I don't think platforms have anything to do with this design trade-off.  I
think we can capture the trade-off in purely mathematical terms; what Carl
Hewitt is attempting to do right now with ActorScript and Direct Logic.

If you give up static phasing, then you need inconsistency robustness.  This
inconsistency arises naturally in distributed, federated systems.  No amount
of reflection can ease dealing with it, and, in fact, reflection makes you
think more clearly about these requirements...

Your claim that "The point of Smalltalk to me is that the programmer is the
end-user", seems like a non-sequitir.  In fact, it is more accurate to say
that social processes require the ability to manage inconsistencies and
resolve them quickly.  We've developed such processes over centuries.
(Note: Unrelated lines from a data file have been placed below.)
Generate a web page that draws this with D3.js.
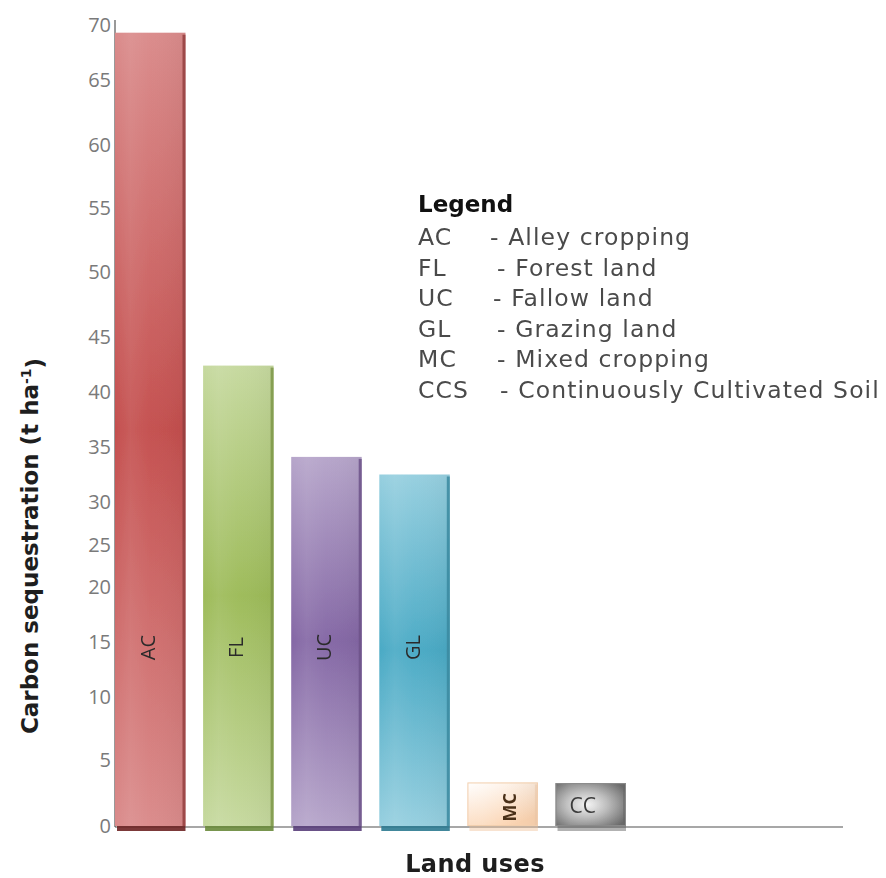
<!DOCTYPE html>
<html>
<head>
<meta charset="utf-8">
<script src="https://cdn.jsdelivr.net/npm/d3@7"></script>
<style>
  html, body { margin: 0; padding: 0; background: #fff; }
  svg { display: block; }
</style>
</head>
<body>
<svg id="chart" width="886" height="878"></svg>
<script>
// Land-use categories and carbon sequestration (t ha^-1)
const categories = ["AC", "FL", "UC", "GL", "MC", "CC"];
const values = [69.3, 42.4, 34.1, 32.5, 3.3, 3.25];
const tickValues = [0, 5, 10, 15, 20, 25, 30, 35, 40, 45, 50, 55, 60, 65, 70];
const legendAbbr = ["AC", "FL", "UC", "GL", "MC", "CCS"];
const legendDesc = ["- Alley cropping", "- Forest land", "- Fallow land", "- Grazing land", "- Mixed cropping", "- Continuously Cultivated Soil"];

// Bar colour schemes: [edge colour, middle colour, side shade, bottom shade]
const palette = [
  ["#da8b8b", "#c44f4e", "#94403f", "#6e2424"],
  ["#c6d99f", "#9dbb59", "#7d9648", "#6a8a3a"],
  ["#b6a5ca", "#8467a5", "#6c5288", "#5a3f7a"],
  ["#96cfdf", "#4aaac5", "#3b8aa0", "#2d7a90"],
  ["#ffffff", "#fbd3b0", "#e8c4a4", "#f0c09a"],
  ["#f4f4f4", "#6e6e6e", "#666666", "#555555"]
];

const svg = d3.select("#chart");
const axisX = 115, plotTop = 20, plotRight = 843;

// Uneven vertical axis: labels sit at hand-placed heights, so the value
// scale is piecewise linear through them.
const tickY = [826, 760, 697, 642, 587, 545, 502, 447, 392, 337, 272, 208, 145, 80, 25];
const y = d3.scaleLinear().domain(tickValues).range(tickY);
const baseY = y(0);

const x = d3.scaleBand()
  .domain(categories)
  .range([axisX, 626])
  .paddingInner(0.2)
  .paddingOuter(0);

const defs = svg.append("defs");
categories.forEach((c, i) => {
  const p = palette[i];
  if (c === "CC") {
    const g = defs.append("radialGradient").attr("id", "grad-" + c)
      .attr("cx", "0.45").attr("cy", "0.5").attr("r", "0.65");
    g.append("stop").attr("offset", "0").attr("stop-color", p[0]);
    g.append("stop").attr("offset", "0.45").attr("stop-color", "#bdbdbd");
    g.append("stop").attr("offset", "1").attr("stop-color", p[1]);
  } else if (c === "MC") {
    const g = defs.append("linearGradient").attr("id", "grad-" + c)
      .attr("x1", "0").attr("y1", "0").attr("x2", "0.6").attr("y2", "1");
    g.append("stop").attr("offset", "0").attr("stop-color", p[0]);
    g.append("stop").attr("offset", "1").attr("stop-color", p[1]);
  } else {
    const g = defs.append("linearGradient").attr("id", "grad-" + c)
      .attr("x1", "0").attr("y1", "0").attr("x2", "0").attr("y2", "1");
    g.append("stop").attr("offset", "0").attr("stop-color", p[0]);
    g.append("stop").attr("offset", "0.5").attr("stop-color", p[1]);
    g.append("stop").attr("offset", "1").attr("stop-color", p[0]);
  }
});
// soft vertical sheen across each bar
const sheen = defs.append("linearGradient").attr("id", "sheen")
  .attr("x1", "0").attr("y1", "0").attr("x2", "1").attr("y2", "0");
sheen.append("stop").attr("offset", "0").attr("stop-color", "#fff").attr("stop-opacity", 0);
sheen.append("stop").attr("offset", "0.22").attr("stop-color", "#fff").attr("stop-opacity", 0.08);
sheen.append("stop").attr("offset", "0.5").attr("stop-color", "#fff").attr("stop-opacity", 0.02);
sheen.append("stop").attr("offset", "1").attr("stop-color", "#000").attr("stop-opacity", 0.04);

const blur = defs.append("filter").attr("id", "soft").attr("x", "-5%").attr("y", "-5%").attr("width", "110%").attr("height", "110%");
blur.append("feGaussianBlur").attr("stdDeviation", 0.6);

// Axes lines
svg.append("line")
  .attr("x1", axisX).attr("x2", plotRight)
  .attr("y1", baseY + 1).attr("y2", baseY + 1)
  .attr("stroke", "#8a8a8a").attr("stroke-width", 1.5);

const yAxis = d3.axisLeft(y).tickValues(tickValues).tickSize(0).tickPadding(4);
const yG = svg.append("g").attr("transform", `translate(${axisX},0)`).call(yAxis);
yG.select(".domain").attr("d", `M0,${plotTop}V${baseY + 1}`).attr("stroke", "#555").attr("stroke-width", 1.2);
yG.selectAll(".tick text")
  .attr("fill", "#7a7a7a")
  .style("font-family", "'Open Sans', sans-serif")
  .style("font-size", "20px");

// Bars
const bars = svg.append("g").attr("filter", "url(#soft)");
const barG = bars.selectAll("g.bar").data(categories).join("g").attr("class", "bar");
barG.append("rect")
  .attr("x", d => x(d))
  .attr("y", (d, i) => y(values[i]))
  .attr("width", x.bandwidth())
  .attr("height", (d, i) => baseY - y(values[i]))
  .attr("fill", d => `url(#grad-${d})`);
barG.append("rect")
  .attr("x", d => x(d))
  .attr("y", (d, i) => y(values[i]))
  .attr("width", x.bandwidth())
  .attr("height", (d, i) => baseY - y(values[i]))
  .attr("fill", "url(#sheen)");
// right-hand shaded side
barG.append("rect")
  .attr("x", d => x(d) + x.bandwidth() - 3)
  .attr("y", (d, i) => y(values[i]) + 2)
  .attr("width", 3)
  .attr("height", (d, i) => baseY - y(values[i]) - 2)
  .attr("fill", (d, i) => palette[i][2])
  .attr("opacity", (d, i) => i >= 4 ? 0.5 : 0.85);
// dark base strip
barG.append("rect")
  .attr("x", d => x(d) + 2)
  .attr("y", baseY)
  .attr("width", x.bandwidth() - 2)
  .attr("height", 5)
  .attr("fill", (d, i) => palette[i][3])
  .attr("opacity", (d, i) => i >= 4 ? 0.45 : 0.9);
// thin outline for the small boxes
barG.filter((d, i) => i >= 4).append("rect")
  .attr("x", d => x(d) + 0.5)
  .attr("y", d => y(values[categories.indexOf(d)]) + 0.5)
  .attr("width", x.bandwidth() - 1)
  .attr("height", d => baseY - y(values[categories.indexOf(d)]) - 1)
  .attr("fill", "none")
  .attr("stroke", (d, i) => i === 0 ? "#f2cfae" : "#8a8a8a")
  .attr("stroke-width", 1);

// Category labels inside the bars
const labelFont = "'Open Sans', sans-serif";
categories.forEach((c, i) => {
  const cx = x(c) + x.bandwidth() / 2;
  if (c === "CC") {
    svg.append("text")
      .attr("x", cx - 8).attr("y", (y(values[i]) + baseY) / 2 + 1)
      .attr("dy", "0.35em")
      .attr("text-anchor", "middle")
      .attr("fill", "#3a3a3a")
      .style("font-family", labelFont).style("font-size", "21px")
      .text(c);
  } else if (c === "MC") {
    svg.append("text")
      .attr("transform", `translate(${x(c) + x.bandwidth() * 0.6},${(y(values[i]) + baseY) / 2 + 3}) rotate(-90)`)
      .attr("dy", "0.35em")
      .attr("text-anchor", "middle")
      .attr("fill", "#4a3018")
      .style("font-family", labelFont).style("font-size", "18px").style("font-weight", "bold")
      .text(c);
  } else {
    svg.append("text")
      .attr("transform", `translate(${cx - 2},${y(14.5)}) rotate(-90)`)
      .attr("dy", "0.35em")
      .attr("text-anchor", "middle")
      .attr("fill", "#2a2a2a")
      .style("font-family", labelFont).style("font-size", "20px")
      .text(c);
  }
});

// Axis titles
const yTitle = svg.append("text")
  .attr("transform", `translate(38,${546}) rotate(-90)`)
  .attr("text-anchor", "middle")
  .attr("fill", "#1e1e1e")
  .style("font-family", "'DejaVu Sans', Verdana, sans-serif")
  .style("font-size", "23px").style("font-weight", "bold");
yTitle.append("tspan").text("Carbon sequestration (t ha");
yTitle.append("tspan").attr("dy", "-0.5em").style("font-size", "14px").text("-1");
yTitle.append("tspan").attr("dy", "0.5em").text(")");

svg.append("text")
  .attr("x", 475).attr("y", 872)
  .attr("text-anchor", "middle")
  .attr("fill", "#1e1e1e")
  .style("font-family", "'DejaVu Sans', Verdana, sans-serif")
  .style("font-size", "24px").style("font-weight", "bold")
  .style("letter-spacing", "0.4px")
  .text("Land uses");

// Legend
const lg = svg.append("g").attr("transform", "translate(418,212)")
  .style("font-family", "'DejaVu Sans', Verdana, sans-serif");
lg.append("text").attr("x", 0).attr("y", 0)
  .attr("fill", "#111").style("font-size", "23px").style("font-weight", "bold")
  .text("Legend");
const descX = [72, 79, 75, 79, 79, 82];
legendAbbr.forEach((a, i) => {
  const t = lg.append("text").attr("y", 33 + i * 30.6)
    .attr("fill", "#4a4a4a").style("font-size", "23.5px").style("letter-spacing", "1.1px");
  t.append("tspan").attr("x", 0).text(a);
  t.append("tspan").attr("x", descX[i]).text(legendDesc[i]);
});
</script>
</body>
</html>
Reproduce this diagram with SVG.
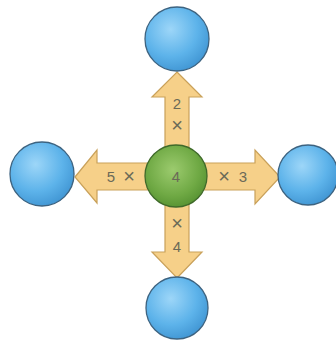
<svg xmlns="http://www.w3.org/2000/svg" width="336" height="341" viewBox="0 0 336 341">
<defs>
<radialGradient id="blue" cx="0.4" cy="0.35" r="0.7">
<stop offset="0" stop-color="#9dd6f8"/>
<stop offset="0.6" stop-color="#5db3ea"/>
<stop offset="1" stop-color="#3f94d2"/>
</radialGradient>
<radialGradient id="green" cx="0.45" cy="0.4" r="0.7">
<stop offset="0" stop-color="#9ccb6e"/>
<stop offset="0.6" stop-color="#6fa944"/>
<stop offset="1" stop-color="#4e8a2c"/>
</radialGradient>
<style>
.arrow{fill:#f6d089;stroke:#c9a15a;stroke-width:1.2;stroke-linejoin:miter}
.blue{fill:url(#blue);stroke:#3d6380;stroke-width:1.3}
.green{fill:url(#green);stroke:#3f6a2a;stroke-width:1.3}
.lbl{font-family:"Liberation Sans",Arial,sans-serif;font-size:15px;fill:#6b6a58;text-anchor:middle;dominant-baseline:central}
.x{font-size:20px}
</style>
</defs>
<rect width="336" height="341" fill="#ffffff"/>
<g id="connectors">
<polygon class="arrow" points="177,72 202,97 189,97 189,176 165,176 165,97 152,97"/>
<polygon class="arrow" points="177,278 202,252 189,252 189,176 165,176 165,252 152,252"/>
<polygon class="arrow" points="75,177 97,150 97,163 176,163 176,190 97,190 97,203"/>
<polygon class="arrow" points="280,177 255,150 255,163 176,163 176,190 255,190 255,204"/>
<text class="lbl" x="177" y="103">2</text>
<text class="lbl x" x="177" y="125">×</text>
<text class="lbl x" x="177" y="223">×</text>
<text class="lbl" x="177" y="246">4</text>
<text class="lbl" x="111" y="176">5</text>
<text class="lbl x" x="129" y="176">×</text>
<text class="lbl x" x="224" y="176">×</text>
<text class="lbl" x="243" y="176">3</text>
</g>
<g id="top"><circle class="blue" cx="177" cy="39" r="32"/></g>
<g id="bottom"><circle class="blue" cx="177" cy="308" r="31"/></g>
<g id="left"><circle class="blue" cx="42" cy="174" r="32"/></g>
<g id="right"><circle class="blue" cx="308" cy="175" r="30"/></g>
<g id="center"><circle class="green" cx="176" cy="176" r="31"/><text class="lbl" x="176" y="176">4</text></g>
</svg>
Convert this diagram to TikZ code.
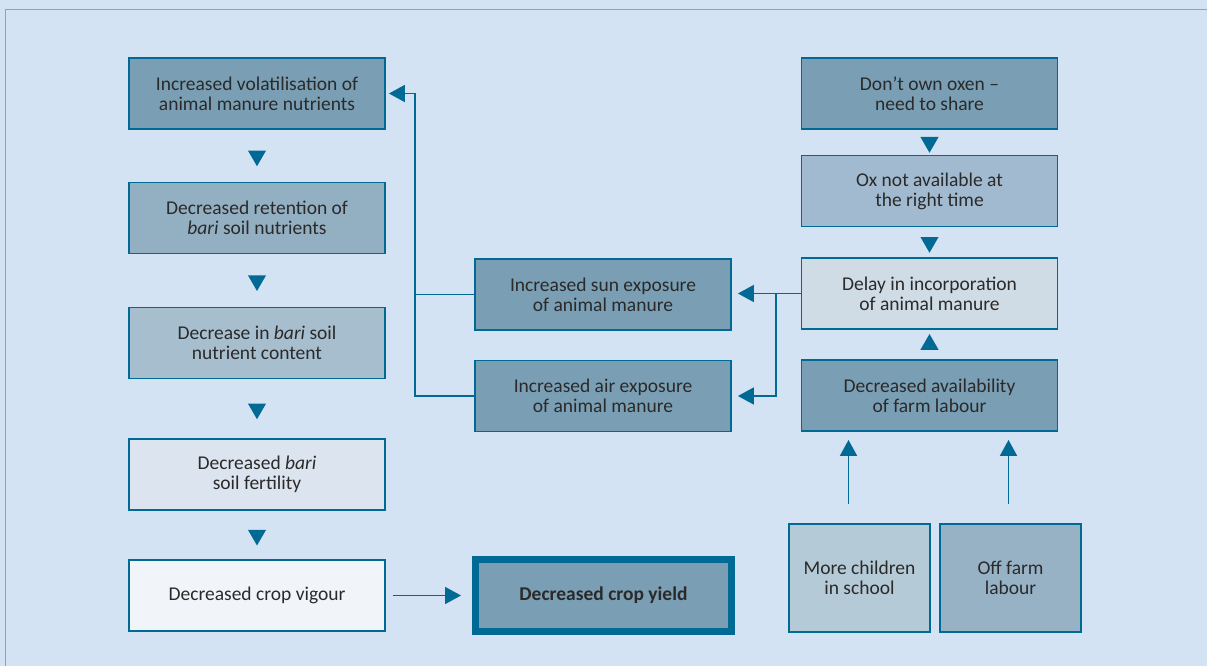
\documentclass[tikz,border=0pt]{standalone}
\usepackage{fontspec}
\setmainfont{Carlito}
\usetikzlibrary{arrows.meta,positioning,shapes.geometric,calc}
\definecolor{bgblue}{HTML}{D4E3F4}
\definecolor{framec}{HTML}{7FA6D0}
\definecolor{edgeblue}{HTML}{006A95}
\definecolor{txtgrey}{HTML}{2A2A2A}
\definecolor{fillA}{HTML}{7A9FB4}
\definecolor{fillB}{HTML}{93AFC2}
\definecolor{fillC}{HTML}{A7BECF}
\definecolor{fillD}{HTML}{DCE5EF}
\definecolor{fillE}{HTML}{F1F5FA}
\definecolor{fillF}{HTML}{A2BAD0}
\definecolor{fillG}{HTML}{CFDCE6}
\definecolor{fillH}{HTML}{B5CAD7}
\definecolor{fillI}{HTML}{97B2C5}

\begin{document}
\begin{tikzpicture}[x=1pt, y=-1pt, font=\fontsize{19.5}{20}\selectfont,
    >={Triangle[length=16pt,width=17pt]},
    box/.style={draw=edgeblue, line width=1.8pt, minimum width=256pt,
      minimum height=71pt, align=center, text=txtgrey, inner sep=2pt},
    smallbox/.style={box, minimum width=141pt, minimum height=108pt},
    flow/.style={->, draw=edgeblue, line width=1.8pt},
    tri/.style={regular polygon, regular polygon sides=3, fill=edgeblue,
      minimum size=21pt, inner sep=0pt},
    tridown/.style={tri, shape border rotate=180}]
  \path[fill=bgblue, use as bounding box] (0,0) rectangle (1207,666);
  \draw[framec, line width=1pt] (1207,10) -- (5,10) -- (5,666);

  % left column: soil nutrients down to yield
  \node[box, fill=fillA] (vol) at (257,93.5) {Increased volatilisation of\\ animal manure nutrients};
  \node[box, fill=fillB] (retain) at (257,218) {Decreased retention of\\ \textit{bari} soil nutrients};
  \node[box, fill=fillC] (content) at (257,343) {Decrease in \textit{bari} soil\\ nutrient content};
  \node[box, fill=fillD] (fertil) at (257,474.5) {Decreased \textit{bari}\\ soil fertility};
  \node[box, fill=fillE] (vigour) at (257,595.5) {Decreased crop vigour};
  \node[box, fill=fillA, line width=7pt, minimum height=72pt] (yield) at (603.5,595.5)
    {\textbf{Decreased crop yield}};

  % middle column
  \node[box, fill=fillA] (sun) at (603,294.5) {Increased sun exposure\\ of animal manure};
  \node[box, fill=fillA] (air) at (603,396) {Increased air exposure\\ of animal manure};

  % right column
  \node[box, fill=fillA] (oxen) at (929.5,93.5) {Don't own oxen --\\ need to share};
  \node[box, fill=fillF] (oxna) at (929.5,191) {Ox not available at\\ the right time};
  \node[box, fill=fillG] (delay) at (929.5,293.5) {Delay in incorporation\\ of animal manure};
  \node[box, fill=fillA] (labour) at (929.5,395.5) {Decreased availability\\ of farm labour};
  \node[smallbox, fill=fillH] (school) at (859.5,578) {More children\\ in school};
  \node[smallbox, fill=fillI] (offfarm) at (1010.5,578) {Off farm\\ labour};

  % triangles between stacked boxes
  \path (vol) -- node[tridown]{} (retain);
  \path (retain) -- node[tridown]{} (content);
  \path (content) -- node[tridown]{} (fertil);
  \path (fertil) -- node[tridown]{} (vigour);
  \path (oxen) -- node[tridown]{} (oxna);
  \path (oxna) -- node[tridown]{} (delay);
  \path (labour) -- node[tri]{} (delay);

  % connectors
  \coordinate (lbus) at (415,0);
  \coordinate (rbus) at (776,0);
  \draw[flow, shorten <=7pt, shorten >=11pt] (vigour) -- (yield);
  \draw[flow, shorten >=3pt] (air.west) -| (vol.east -| lbus) -- (vol.east);
  \draw[edgeblue, line width=1.8pt] (sun.west) -- (sun.west -| lbus);
  \draw[flow, shorten >=6pt] (delay.west) -- (delay.west -| sun.east);
  \draw[flow, shorten >=6pt] (delay.west -| rbus) |- (air.east);
  \draw[flow, shorten <=19pt, shorten >=8pt] ([xshift=-11pt]school.north)
    -- ([xshift=-11pt]school.north |- labour.south);
  \draw[flow, shorten <=19pt, shorten >=8pt] ([xshift=-2pt]offfarm.north)
    -- ([xshift=-2pt]offfarm.north |- labour.south);
\end{tikzpicture}
\end{document}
For
example, in accounting, we have GAAP (Generally Accepted Accounting
Principles, even if we appear to be moving to the European system in the US
merely for convenience of multi-nationals), and basic concepts like a
balance sheet and a general ledger, and the idea that your books have to
balance out each accounting "period".

What we have yet to develop -- and part of this is the fault of the success
of Smalltalk -- is "GAAP for programming".  There have been some attempts in
the past by really smart programmers, such as Butler Lampson and Paul
McJones and others (Vesta software management tool) and even yearly
journals/conferences dedicated to software configuration management and
version control.  But nobody has really dealt with these problems from the
perspective of lessons learned from the Smalltalk disaster.  And Smalltalk
really is "clever".  (Sorry Dan Ingalls.)  And REST is also "clever", just
in a different way.  (Sorry Roy Fielding).

By the way, just relying on social process observations is not enough.  You
need to explain it mathematically.  That's the challenge in defining
"Alternatives to Edit-Compile-Download Loops".